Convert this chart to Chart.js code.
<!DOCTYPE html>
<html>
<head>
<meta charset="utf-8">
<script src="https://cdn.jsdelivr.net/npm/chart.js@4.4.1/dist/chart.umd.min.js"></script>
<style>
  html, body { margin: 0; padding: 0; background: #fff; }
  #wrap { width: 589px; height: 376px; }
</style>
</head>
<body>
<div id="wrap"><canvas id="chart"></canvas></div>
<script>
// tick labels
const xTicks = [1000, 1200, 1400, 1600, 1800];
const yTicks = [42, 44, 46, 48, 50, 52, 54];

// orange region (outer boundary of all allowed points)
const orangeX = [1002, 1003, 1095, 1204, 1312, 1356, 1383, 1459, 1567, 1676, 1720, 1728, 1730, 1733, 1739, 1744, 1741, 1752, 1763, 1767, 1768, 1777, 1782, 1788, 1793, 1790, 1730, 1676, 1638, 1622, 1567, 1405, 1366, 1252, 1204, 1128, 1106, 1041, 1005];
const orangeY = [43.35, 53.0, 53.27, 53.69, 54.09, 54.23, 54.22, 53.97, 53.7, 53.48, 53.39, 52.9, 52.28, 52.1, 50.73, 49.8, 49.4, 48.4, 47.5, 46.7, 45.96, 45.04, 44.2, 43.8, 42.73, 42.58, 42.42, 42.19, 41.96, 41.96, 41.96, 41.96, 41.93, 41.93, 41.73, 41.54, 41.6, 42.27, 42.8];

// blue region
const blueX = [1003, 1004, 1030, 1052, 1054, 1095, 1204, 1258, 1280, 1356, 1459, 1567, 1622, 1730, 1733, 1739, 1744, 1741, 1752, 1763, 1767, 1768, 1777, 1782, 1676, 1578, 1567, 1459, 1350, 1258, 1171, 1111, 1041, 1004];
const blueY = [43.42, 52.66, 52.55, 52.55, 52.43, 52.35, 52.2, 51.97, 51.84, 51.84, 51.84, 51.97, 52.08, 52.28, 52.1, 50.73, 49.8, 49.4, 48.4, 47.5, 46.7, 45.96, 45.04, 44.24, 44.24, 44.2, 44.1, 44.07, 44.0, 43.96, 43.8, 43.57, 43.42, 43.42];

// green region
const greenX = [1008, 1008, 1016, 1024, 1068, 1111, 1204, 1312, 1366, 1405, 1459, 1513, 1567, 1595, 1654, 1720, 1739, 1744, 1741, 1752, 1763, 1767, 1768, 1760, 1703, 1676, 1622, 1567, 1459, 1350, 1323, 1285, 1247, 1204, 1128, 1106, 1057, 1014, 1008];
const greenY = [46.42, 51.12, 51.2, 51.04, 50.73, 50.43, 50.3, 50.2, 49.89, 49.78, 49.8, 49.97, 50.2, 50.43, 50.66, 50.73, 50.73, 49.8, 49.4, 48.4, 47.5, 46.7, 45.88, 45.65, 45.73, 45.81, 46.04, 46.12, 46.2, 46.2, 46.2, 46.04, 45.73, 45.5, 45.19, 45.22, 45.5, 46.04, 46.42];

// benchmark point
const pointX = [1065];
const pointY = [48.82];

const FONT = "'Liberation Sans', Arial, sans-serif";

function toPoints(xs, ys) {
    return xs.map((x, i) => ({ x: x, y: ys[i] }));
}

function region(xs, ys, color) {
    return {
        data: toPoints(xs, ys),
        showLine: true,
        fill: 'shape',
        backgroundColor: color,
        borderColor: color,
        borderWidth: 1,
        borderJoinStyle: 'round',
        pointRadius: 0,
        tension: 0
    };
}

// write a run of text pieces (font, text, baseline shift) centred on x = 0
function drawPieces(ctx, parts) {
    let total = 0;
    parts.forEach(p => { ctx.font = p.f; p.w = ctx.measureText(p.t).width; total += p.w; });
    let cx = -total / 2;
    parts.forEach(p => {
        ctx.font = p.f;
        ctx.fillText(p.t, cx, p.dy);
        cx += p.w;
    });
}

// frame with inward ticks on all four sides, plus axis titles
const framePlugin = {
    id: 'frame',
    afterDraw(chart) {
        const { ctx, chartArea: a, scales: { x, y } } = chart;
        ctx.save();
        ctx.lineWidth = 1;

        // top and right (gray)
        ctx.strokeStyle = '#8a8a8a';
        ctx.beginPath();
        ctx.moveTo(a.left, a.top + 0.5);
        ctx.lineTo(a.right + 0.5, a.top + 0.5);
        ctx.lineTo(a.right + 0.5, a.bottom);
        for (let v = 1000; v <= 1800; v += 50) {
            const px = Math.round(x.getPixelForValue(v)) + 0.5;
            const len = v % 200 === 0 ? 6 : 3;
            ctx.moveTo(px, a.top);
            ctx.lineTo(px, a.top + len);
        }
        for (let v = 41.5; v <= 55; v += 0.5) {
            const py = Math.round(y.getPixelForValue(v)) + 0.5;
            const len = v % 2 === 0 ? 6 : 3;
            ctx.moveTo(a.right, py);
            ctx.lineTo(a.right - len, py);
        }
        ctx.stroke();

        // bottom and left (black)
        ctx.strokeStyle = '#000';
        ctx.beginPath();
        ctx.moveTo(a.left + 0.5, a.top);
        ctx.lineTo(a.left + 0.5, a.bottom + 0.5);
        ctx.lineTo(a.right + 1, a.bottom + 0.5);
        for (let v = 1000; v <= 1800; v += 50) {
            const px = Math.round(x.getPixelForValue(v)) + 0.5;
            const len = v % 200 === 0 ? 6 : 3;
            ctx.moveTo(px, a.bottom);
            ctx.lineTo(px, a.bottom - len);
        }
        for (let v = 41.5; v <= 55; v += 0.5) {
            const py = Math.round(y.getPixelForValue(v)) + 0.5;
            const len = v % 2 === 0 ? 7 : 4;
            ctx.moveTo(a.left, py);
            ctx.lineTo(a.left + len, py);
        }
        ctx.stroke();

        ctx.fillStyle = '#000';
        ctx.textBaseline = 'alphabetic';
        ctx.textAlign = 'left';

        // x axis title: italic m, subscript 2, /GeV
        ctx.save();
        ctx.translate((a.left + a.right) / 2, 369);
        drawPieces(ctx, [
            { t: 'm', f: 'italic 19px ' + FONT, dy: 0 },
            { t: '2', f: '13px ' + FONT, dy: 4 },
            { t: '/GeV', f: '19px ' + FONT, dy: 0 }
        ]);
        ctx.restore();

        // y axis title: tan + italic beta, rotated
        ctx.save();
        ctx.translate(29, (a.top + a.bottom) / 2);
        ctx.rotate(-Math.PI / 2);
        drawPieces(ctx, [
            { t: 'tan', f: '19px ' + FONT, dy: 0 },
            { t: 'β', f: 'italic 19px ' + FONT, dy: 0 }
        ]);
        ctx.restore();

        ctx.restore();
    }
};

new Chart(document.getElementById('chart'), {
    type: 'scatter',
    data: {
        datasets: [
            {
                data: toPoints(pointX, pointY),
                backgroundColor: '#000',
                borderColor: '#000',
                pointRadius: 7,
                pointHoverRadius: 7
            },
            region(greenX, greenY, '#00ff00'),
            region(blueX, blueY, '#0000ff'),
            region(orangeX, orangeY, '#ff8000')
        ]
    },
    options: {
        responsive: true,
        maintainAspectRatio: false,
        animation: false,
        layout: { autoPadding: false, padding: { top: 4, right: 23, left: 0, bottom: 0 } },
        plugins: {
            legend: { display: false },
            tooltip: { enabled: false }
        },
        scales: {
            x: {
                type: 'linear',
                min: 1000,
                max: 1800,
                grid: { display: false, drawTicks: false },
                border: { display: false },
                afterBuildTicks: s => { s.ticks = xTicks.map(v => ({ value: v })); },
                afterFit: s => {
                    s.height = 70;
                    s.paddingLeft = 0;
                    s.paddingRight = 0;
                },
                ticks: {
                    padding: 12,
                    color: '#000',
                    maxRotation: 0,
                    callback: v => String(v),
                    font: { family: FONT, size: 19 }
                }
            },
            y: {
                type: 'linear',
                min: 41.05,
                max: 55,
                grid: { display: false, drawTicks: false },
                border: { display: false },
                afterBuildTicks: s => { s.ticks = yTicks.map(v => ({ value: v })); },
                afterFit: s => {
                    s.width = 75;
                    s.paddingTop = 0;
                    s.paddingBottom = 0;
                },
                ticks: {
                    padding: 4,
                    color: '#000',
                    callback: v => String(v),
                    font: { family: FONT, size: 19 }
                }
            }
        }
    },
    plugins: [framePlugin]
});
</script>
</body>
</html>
---+---
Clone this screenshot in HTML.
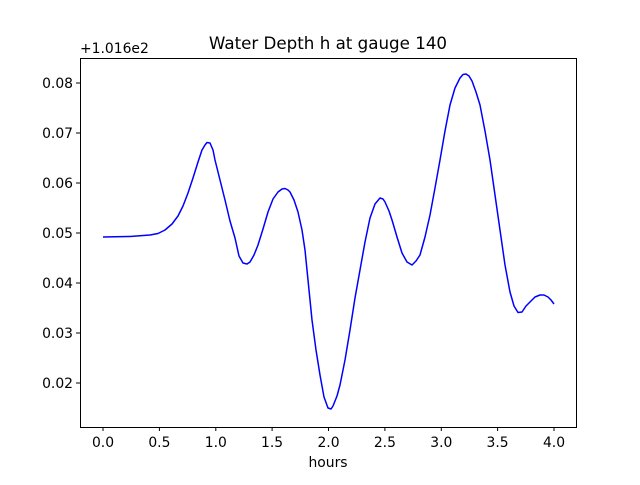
---+---
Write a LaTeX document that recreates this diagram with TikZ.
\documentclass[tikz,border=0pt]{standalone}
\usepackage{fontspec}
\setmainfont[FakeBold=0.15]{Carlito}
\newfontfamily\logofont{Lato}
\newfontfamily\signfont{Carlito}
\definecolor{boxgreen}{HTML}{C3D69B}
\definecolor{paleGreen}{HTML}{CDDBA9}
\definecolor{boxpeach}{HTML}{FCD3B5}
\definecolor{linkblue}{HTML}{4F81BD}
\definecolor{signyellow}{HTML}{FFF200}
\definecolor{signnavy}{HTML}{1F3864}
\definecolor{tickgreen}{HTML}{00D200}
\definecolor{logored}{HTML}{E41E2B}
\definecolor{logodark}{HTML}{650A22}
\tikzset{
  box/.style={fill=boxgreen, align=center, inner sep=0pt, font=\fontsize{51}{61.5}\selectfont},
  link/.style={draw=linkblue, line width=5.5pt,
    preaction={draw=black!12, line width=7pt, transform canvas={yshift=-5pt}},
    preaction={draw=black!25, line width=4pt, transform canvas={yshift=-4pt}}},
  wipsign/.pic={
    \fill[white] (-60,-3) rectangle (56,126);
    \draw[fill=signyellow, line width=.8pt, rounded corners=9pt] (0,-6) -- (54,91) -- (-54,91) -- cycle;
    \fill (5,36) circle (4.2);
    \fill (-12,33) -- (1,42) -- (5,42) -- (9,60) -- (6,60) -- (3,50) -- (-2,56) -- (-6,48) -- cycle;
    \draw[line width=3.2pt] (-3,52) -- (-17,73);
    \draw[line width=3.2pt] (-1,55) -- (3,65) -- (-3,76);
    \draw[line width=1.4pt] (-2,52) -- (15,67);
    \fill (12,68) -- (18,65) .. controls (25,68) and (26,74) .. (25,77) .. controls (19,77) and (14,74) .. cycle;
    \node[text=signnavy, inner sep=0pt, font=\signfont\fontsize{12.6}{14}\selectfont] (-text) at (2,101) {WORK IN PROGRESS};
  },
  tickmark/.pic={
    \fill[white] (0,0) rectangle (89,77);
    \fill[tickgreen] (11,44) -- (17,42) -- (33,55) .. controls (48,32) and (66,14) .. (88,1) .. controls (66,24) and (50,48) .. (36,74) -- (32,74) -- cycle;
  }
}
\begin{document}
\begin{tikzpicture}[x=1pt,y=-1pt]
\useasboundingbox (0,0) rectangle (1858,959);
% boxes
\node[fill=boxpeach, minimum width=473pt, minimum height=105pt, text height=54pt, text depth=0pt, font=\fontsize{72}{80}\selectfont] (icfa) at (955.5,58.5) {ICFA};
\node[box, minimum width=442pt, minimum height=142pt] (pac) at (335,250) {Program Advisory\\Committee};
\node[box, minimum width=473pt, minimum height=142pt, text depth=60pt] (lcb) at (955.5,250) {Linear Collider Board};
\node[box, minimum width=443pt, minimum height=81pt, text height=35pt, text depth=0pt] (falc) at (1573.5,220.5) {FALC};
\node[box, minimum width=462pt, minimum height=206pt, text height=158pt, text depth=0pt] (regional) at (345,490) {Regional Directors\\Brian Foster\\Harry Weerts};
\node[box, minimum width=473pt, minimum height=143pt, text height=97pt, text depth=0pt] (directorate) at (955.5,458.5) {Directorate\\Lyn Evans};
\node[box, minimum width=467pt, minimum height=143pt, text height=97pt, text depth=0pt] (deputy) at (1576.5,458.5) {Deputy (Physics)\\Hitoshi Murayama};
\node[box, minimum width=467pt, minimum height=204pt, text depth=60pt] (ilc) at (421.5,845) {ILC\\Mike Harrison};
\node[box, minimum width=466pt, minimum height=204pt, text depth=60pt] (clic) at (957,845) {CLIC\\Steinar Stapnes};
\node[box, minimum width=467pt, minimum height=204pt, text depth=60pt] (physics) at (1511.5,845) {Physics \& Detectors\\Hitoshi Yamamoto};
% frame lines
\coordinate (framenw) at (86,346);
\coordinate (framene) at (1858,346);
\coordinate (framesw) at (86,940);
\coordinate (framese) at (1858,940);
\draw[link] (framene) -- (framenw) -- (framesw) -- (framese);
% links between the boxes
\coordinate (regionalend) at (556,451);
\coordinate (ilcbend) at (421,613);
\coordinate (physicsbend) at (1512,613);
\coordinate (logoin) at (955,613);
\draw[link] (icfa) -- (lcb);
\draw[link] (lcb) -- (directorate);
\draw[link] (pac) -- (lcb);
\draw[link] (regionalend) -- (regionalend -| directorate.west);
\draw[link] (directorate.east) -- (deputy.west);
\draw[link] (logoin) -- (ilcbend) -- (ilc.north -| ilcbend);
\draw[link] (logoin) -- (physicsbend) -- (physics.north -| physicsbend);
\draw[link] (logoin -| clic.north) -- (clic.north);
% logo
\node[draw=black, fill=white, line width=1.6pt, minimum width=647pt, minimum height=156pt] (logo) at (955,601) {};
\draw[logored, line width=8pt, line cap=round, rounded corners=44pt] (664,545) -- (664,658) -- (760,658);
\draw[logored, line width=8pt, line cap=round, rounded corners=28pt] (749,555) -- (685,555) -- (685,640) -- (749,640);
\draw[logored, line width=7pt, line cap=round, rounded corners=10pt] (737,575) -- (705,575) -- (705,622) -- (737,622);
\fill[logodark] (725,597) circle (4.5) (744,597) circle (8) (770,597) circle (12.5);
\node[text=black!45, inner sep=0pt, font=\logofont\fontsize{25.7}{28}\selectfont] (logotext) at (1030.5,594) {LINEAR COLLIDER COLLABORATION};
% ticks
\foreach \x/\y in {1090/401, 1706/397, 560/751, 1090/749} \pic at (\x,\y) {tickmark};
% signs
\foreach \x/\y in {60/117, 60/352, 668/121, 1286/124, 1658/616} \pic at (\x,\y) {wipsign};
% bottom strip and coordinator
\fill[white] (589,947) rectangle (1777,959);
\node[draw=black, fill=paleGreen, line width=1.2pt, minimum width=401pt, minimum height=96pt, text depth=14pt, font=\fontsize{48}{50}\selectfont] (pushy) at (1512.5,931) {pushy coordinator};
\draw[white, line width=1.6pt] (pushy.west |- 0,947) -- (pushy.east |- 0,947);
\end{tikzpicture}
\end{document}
---+---
● **Task description**
Return all lines containing the word "with".

● **Answer**
// frame with inward ticks on all four sides, plus axis titles
Write a LaTeX document that recreates this diagram with TikZ.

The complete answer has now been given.